The 175,000-square-foot facility on College Avenue includes a new 80,000-square-foot building and the existing Robinson and Anderson halls.

The complex opened at the start of the semester following the completion of a $110 million project that included the new building and the renovation of 26,000 square feet of Robinson Hall.

The project added more than 47,000 square feet of laboratories, classrooms, and support rooms to Tufts’s science and engineering facilities, according to the university, which said the flexible design allows for the addition of more space to meet future demand.


Tufts President Anthony P. Monaco said in a statement that the complex was built to “advance undergraduate teaching and undergraduate, graduate, and faculty research in the sciences and engineering.

“It was planned and designed in order to facilitate interactions by students and faculty across disciplines,” added Monaco, “because we believe that bringing strong disciplines together in collaboration offers the best opportunities for discoveries that address a wide range of human and environmental concerns.”

Monaco said the complex includes “core facilities for imaging, mass spectrometry, and animal models that will support not only the science in the complex but more broadly across the university.”

Officials said the new complex is also a key component of Tufts’s Science and Technology Corridor, a string of laboratories, offices, classrooms, and collaborative space along Boston Avenue in Medford dedicated to supporting STEM education and research.

Extending from College Avenue to Harvard Street, the SciTech Corridor also includes the Tufts University Science and Technology Center; the Collaborative Learning and Innovation Complex, which opened in 2015; and the new Central Energy Plant, which provides electricity, steam, hot water for heating, and chilled water for cooling to the upper campus and the new Science and Engineering Complex.

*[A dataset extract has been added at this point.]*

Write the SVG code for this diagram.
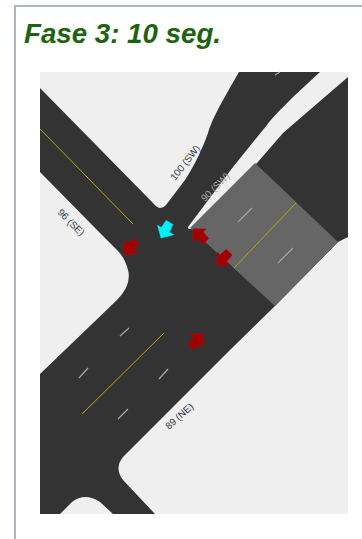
<svg xmlns="http://www.w3.org/2000/svg" width="362" height="539" viewBox="0 0 362 539">
<style>
.lbl{font-family:"Liberation Sans",Arial,sans-serif;font-size:9.8px;fill:#30384a}
.ye{stroke:#b8aa00;stroke-width:1;fill:none}
.da{stroke:#a8a8a8;stroke-width:1.2;fill:none}
.ar{fill:#a00000;stroke:#b80000;stroke-width:.8;stroke-linejoin:miter}
</style>
<defs><polygon id="arrow" points="0,0 0,13 -3,10 -9.5,15.5 -15,10 -9.5,3.5 -13,0"/></defs>
<rect width="362" height="539" fill="#fff"/>
<path d="M15,539V6H362" fill="none" stroke="#a9b8bf" stroke-width="2"/>
<text x="24" y="42.5" font-family="'Liberation Sans',Arial,sans-serif" font-size="27.7" font-weight="bold" font-style="italic" fill="#1c6412">Fase 3: 10 seg.</text>
<g id="map">
<rect x="40" y="72" width="308" height="442" fill="#efefef"/>
<path d="M40,88L153,203Q160,212 166,205L185,180C195,165 203,147 208,133C212,120 218,108 239,72L320,72L293,97C280,110 272,118 267,125L233,167L188,227Q187,229 191,229L257,163Q270,148 283,133L348,77L348,237L338,242L275,306L230,350L123,457Q114,468 123,480L155,514L113,514L100,502Q85,492 72,502L60,514L40,514L40,374L117,300Q132,285 128,270Q125,258 117,250L100,233L40,172Z" fill="#333"/>
<polygon points="190,228 255,163 338,242 275,306" fill="#666"/>
</g>
<g id="connectors">
<path class="ye" d="M40,129L133,224"/>
<path class="ye" d="M82,414L164,333"/>
<path class="ye" d="M234,268L296,203"/>
<path class="da" d="M275,75L280,72M238,222L252,208M278,263L293,248M120,336L129,328M79,378L88,368M159,379L168,369M118,419L128,409"/>
</g>
<g id="arrow-ne"><use href="#arrow" class="ar" transform="translate(203,334)"/></g>
<g id="arrow-se"><use href="#arrow" class="ar" transform="translate(124,254) rotate(180)"/></g>
<g id="arrow-nw"><use href="#arrow" class="ar" transform="translate(193,229) rotate(-90)"/></g>
<g id="arrow-sw"><use href="#arrow" class="ar" transform="translate(217,265) rotate(180)"/></g>
<g id="arrow-cyan"><use href="#arrow" fill="#00f0f8" stroke="#00f0f8" stroke-width=".6" transform="translate(161,238) rotate(165)"/></g>
<g id="labels">
<text class="lbl" transform="translate(175,181) rotate(-52)">100 (SW)</text>
<text class="lbl" transform="translate(205,202) rotate(-45)" style="fill:#a8a8a8">90 (SW)</text>
<text class="lbl" transform="translate(57,213) rotate(45)">96 (SE)</text>
<text class="lbl" transform="translate(169,430) rotate(-42)">89 (NE)</text>
</g>
</svg>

US Senator Edward J. Markey, a Malden Democrat, and Medford Mayor Stephanie M. Burke were among those on hand for a recent event unveiling the new facility.

Labs in the new complex include the recently dedicated Allen Discovery Center, which explores the life sciences. The center was funded with a $10 million grant from Microsoft cofounder Paul G. Allen.

Highlights of the collaborative spaces include a window-lined atrium that features a cafe.

The complex also includes a tool-equipped space for shared use by faculty, researchers, and students.